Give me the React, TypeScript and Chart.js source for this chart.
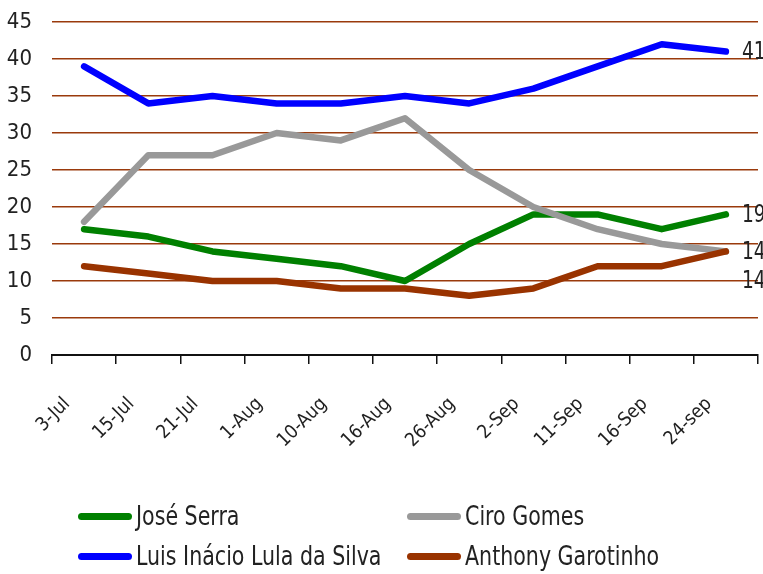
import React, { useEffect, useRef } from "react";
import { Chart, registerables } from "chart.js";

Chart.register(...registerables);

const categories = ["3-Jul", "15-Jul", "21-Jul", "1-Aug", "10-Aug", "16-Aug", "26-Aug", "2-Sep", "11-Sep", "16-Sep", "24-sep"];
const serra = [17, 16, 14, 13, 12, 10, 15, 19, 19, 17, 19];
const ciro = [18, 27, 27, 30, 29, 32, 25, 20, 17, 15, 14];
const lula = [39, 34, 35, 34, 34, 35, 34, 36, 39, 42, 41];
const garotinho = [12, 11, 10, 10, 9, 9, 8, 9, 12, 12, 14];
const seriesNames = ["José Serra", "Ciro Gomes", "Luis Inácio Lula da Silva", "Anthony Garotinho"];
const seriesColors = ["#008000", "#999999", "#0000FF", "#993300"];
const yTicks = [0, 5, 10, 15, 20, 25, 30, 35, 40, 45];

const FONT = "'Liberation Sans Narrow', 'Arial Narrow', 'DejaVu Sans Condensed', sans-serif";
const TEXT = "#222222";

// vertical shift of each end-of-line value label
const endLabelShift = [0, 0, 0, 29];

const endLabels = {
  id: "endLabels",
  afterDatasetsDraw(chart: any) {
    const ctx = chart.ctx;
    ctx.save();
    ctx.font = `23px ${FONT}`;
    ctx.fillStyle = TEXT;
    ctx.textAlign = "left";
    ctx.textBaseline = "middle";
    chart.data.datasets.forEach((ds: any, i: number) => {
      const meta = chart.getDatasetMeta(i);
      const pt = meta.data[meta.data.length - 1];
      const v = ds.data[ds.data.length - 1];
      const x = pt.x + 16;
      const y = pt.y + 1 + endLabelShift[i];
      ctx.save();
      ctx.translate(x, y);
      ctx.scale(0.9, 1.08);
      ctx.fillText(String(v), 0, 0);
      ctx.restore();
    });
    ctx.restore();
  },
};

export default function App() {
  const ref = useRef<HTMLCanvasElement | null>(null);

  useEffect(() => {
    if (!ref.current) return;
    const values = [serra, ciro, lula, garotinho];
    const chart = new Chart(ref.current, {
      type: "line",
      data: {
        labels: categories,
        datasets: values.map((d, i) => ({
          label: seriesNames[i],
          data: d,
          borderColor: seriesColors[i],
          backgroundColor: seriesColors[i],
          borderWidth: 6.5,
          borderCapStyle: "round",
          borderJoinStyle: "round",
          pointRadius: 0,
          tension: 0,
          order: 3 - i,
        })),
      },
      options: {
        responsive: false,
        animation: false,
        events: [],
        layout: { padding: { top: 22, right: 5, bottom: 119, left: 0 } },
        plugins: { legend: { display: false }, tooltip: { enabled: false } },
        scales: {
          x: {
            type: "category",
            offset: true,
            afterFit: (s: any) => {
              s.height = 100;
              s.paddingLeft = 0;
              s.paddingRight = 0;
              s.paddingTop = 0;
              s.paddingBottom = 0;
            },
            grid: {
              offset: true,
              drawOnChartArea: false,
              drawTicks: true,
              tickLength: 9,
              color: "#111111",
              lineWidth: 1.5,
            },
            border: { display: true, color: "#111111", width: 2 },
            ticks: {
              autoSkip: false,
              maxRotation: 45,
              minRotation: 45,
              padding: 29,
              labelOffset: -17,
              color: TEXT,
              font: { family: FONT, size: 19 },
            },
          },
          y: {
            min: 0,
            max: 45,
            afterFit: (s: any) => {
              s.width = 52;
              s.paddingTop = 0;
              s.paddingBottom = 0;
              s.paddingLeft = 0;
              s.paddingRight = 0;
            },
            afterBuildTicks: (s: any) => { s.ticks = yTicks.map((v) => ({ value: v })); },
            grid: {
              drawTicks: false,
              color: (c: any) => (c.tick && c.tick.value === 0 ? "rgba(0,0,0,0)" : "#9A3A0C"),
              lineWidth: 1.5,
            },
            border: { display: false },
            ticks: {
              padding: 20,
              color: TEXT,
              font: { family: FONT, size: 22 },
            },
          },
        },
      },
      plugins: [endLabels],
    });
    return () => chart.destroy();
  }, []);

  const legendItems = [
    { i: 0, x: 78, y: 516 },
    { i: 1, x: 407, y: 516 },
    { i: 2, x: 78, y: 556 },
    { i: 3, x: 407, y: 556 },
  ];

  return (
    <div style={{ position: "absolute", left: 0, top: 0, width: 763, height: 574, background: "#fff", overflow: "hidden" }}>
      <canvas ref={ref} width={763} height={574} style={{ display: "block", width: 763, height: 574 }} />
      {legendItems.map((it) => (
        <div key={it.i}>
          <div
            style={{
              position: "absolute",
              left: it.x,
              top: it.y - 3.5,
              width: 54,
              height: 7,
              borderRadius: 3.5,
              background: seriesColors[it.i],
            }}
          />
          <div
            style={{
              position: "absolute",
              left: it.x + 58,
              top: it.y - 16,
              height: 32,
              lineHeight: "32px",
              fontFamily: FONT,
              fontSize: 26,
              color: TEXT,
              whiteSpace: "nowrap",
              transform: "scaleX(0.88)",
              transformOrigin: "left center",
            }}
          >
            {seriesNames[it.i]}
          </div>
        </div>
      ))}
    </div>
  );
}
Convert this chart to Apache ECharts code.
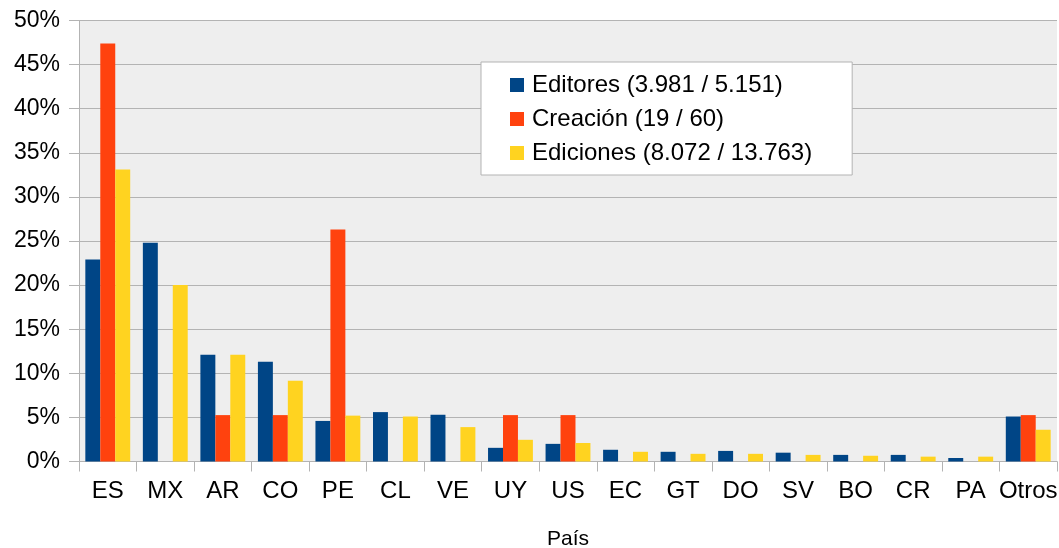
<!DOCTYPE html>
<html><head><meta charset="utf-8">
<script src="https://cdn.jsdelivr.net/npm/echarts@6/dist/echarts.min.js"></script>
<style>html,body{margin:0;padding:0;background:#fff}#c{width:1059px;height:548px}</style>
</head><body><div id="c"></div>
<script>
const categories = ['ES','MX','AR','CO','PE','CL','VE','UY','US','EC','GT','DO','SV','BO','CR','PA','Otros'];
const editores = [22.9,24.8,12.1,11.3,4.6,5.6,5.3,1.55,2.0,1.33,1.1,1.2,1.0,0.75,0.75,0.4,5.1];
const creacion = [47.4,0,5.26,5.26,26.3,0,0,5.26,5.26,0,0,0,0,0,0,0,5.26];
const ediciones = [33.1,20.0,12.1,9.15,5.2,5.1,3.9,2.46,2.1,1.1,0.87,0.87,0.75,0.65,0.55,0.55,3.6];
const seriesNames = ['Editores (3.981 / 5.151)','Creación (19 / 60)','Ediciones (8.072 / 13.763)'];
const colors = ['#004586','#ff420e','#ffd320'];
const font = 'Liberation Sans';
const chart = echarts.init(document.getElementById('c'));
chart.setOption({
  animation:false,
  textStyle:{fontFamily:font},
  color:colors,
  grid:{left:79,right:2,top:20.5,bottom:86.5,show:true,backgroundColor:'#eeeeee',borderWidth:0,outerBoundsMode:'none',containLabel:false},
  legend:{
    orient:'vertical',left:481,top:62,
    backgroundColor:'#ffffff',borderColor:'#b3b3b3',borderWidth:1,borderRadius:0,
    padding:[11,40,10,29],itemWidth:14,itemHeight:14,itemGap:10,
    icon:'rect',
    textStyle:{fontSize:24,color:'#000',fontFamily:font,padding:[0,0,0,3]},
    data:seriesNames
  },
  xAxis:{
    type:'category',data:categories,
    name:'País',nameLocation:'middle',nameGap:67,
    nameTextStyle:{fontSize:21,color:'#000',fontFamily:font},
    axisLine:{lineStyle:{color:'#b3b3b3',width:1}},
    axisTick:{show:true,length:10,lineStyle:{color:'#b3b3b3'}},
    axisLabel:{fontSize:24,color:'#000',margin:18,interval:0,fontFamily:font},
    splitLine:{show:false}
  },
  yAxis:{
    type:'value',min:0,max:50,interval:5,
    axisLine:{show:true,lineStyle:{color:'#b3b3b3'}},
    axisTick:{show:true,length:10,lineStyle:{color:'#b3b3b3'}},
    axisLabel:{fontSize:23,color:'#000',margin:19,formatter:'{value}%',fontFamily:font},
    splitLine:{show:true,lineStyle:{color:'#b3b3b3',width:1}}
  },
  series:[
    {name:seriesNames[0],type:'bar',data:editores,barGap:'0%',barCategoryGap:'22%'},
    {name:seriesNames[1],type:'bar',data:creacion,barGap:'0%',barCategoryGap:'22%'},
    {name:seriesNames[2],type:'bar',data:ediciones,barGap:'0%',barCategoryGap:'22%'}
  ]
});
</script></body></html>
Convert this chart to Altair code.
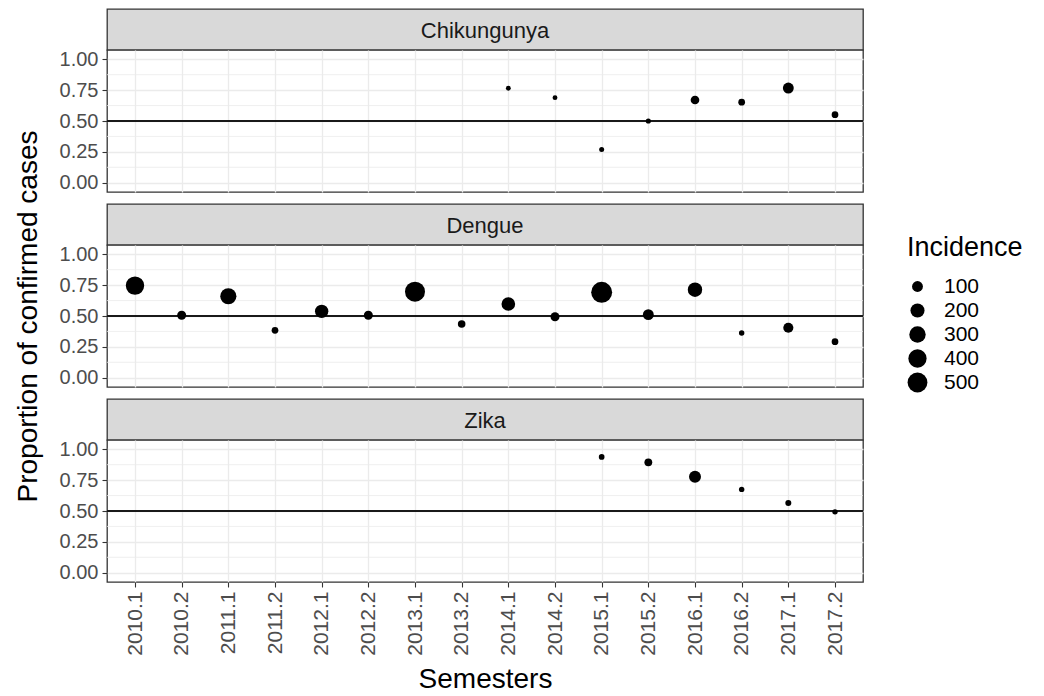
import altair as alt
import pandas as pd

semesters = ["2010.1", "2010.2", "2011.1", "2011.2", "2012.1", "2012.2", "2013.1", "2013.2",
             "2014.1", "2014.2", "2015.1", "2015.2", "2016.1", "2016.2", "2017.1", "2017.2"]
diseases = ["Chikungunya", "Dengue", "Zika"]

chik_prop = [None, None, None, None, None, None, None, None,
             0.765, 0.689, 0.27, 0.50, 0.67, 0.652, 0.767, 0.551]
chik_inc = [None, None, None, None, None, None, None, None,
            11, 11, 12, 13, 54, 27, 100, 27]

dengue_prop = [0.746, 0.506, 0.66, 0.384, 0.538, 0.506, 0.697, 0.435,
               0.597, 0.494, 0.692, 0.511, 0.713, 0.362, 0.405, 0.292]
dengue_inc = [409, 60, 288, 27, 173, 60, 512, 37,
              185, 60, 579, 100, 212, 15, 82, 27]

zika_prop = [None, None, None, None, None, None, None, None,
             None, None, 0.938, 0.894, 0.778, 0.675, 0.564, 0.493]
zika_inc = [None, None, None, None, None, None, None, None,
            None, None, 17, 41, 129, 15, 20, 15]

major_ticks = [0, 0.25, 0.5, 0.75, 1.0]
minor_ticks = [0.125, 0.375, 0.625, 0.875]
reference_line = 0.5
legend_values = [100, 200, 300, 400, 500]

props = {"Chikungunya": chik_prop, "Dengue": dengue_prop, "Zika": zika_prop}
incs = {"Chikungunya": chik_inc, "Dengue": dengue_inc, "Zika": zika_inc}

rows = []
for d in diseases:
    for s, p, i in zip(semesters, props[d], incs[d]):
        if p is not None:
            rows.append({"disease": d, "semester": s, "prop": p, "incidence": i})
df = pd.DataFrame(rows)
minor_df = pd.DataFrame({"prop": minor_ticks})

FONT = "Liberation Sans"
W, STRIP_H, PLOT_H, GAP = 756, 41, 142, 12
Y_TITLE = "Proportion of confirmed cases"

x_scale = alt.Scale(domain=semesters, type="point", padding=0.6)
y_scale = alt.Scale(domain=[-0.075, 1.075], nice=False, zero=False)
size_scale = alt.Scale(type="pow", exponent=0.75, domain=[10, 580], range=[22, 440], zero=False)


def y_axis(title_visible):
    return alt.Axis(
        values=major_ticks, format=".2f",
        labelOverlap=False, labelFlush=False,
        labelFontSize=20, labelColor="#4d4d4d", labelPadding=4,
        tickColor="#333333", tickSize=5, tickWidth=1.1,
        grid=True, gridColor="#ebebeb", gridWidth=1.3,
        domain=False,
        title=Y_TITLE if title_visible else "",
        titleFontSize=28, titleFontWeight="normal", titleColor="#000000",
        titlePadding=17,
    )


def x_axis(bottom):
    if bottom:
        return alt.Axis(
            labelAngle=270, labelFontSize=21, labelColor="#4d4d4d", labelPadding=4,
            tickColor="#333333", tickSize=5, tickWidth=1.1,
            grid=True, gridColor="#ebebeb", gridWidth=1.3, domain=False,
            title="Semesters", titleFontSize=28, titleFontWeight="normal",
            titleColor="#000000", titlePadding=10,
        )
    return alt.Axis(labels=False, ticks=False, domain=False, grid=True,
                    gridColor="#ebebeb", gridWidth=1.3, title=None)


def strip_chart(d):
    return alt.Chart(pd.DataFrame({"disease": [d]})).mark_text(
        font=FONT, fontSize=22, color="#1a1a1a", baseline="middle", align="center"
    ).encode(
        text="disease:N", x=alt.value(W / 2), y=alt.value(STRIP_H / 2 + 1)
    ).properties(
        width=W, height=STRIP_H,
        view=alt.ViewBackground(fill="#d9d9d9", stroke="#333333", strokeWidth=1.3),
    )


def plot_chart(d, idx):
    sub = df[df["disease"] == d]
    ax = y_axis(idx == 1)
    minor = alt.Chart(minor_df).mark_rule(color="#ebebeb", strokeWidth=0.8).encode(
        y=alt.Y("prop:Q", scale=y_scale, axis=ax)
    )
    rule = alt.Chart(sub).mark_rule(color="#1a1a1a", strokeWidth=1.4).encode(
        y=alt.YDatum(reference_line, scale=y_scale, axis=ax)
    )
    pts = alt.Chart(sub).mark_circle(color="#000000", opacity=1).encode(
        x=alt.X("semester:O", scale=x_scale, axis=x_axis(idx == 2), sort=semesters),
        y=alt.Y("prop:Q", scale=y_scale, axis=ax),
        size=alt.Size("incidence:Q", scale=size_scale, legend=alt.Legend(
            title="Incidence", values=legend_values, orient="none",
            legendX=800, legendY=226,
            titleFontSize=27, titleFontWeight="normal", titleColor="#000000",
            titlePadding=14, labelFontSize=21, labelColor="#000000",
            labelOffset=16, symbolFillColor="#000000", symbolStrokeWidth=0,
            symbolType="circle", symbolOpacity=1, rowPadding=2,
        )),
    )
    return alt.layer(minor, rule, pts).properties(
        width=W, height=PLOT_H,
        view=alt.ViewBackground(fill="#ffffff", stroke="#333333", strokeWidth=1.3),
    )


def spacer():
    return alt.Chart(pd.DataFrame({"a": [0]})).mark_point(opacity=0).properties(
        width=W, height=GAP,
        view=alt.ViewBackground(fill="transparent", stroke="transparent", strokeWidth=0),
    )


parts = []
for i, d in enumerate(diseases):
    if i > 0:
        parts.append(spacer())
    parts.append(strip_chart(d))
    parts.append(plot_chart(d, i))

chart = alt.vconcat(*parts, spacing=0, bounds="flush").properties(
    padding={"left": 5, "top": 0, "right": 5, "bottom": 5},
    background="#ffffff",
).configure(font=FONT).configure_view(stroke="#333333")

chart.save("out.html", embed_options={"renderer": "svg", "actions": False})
++++++
▸ Exercise prompt
Stop after the line containing "const ref = useRef<HTMLCanvasElement": copy the records exactly from the first line up to there, leaving pictures out.

▸ Answer for the task
Give me the React, TypeScript and Chart.js source for this chart.
import React, { useEffect, useRef } from "react";
import { Chart, registerables } from "chart.js";

Chart.register(...registerables);

const categories = ["3-Jul", "15-Jul", "21-Jul", "1-Aug", "10-Aug", "16-Aug", "26-Aug", "2-Sep", "11-Sep", "16-Sep", "24-sep"];
const serra = [17, 16, 14, 13, 12, 10, 15, 19, 19, 17, 19];
const ciro = [18, 27, 27, 30, 29, 32, 25, 20, 17, 15, 14];
const lula = [39, 34, 35, 34, 34, 35, 34, 36, 39, 42, 41];
const garotinho = [12, 11, 10, 10, 9, 9, 8, 9, 12, 12, 14];
const seriesNames = ["José Serra", "Ciro Gomes", "Luis Inácio Lula da Silva", "Anthony Garotinho"];
const seriesColors = ["#008000", "#999999", "#0000FF", "#993300"];
const yTicks = [0, 5, 10, 15, 20, 25, 30, 35, 40, 45];

const FONT = "'Liberation Sans Narrow', 'Arial Narrow', 'DejaVu Sans Condensed', sans-serif";
const TEXT = "#222222";

// vertical shift of each end-of-line value label
const endLabelShift = [0, 0, 0, 29];

const endLabels = {
  id: "endLabels",
  afterDatasetsDraw(chart: any) {
    const ctx = chart.ctx;
    ctx.save();
    ctx.font = `23px ${FONT}`;
    ctx.fillStyle = TEXT;
    ctx.textAlign = "left";
    ctx.textBaseline = "middle";
    chart.data.datasets.forEach((ds: any, i: number) => {
      const meta = chart.getDatasetMeta(i);
      const pt = meta.data[meta.data.length - 1];
      const v = ds.data[ds.data.length - 1];
      const x = pt.x + 16;
      const y = pt.y + 1 + endLabelShift[i];
      ctx.save();
      ctx.translate(x, y);
      ctx.scale(0.9, 1.08);
      ctx.fillText(String(v), 0, 0);
      ctx.restore();
    });
    ctx.restore();
  },
};

export default function App() {
  const ref = useRef<HTMLCanvasElement | null>(null);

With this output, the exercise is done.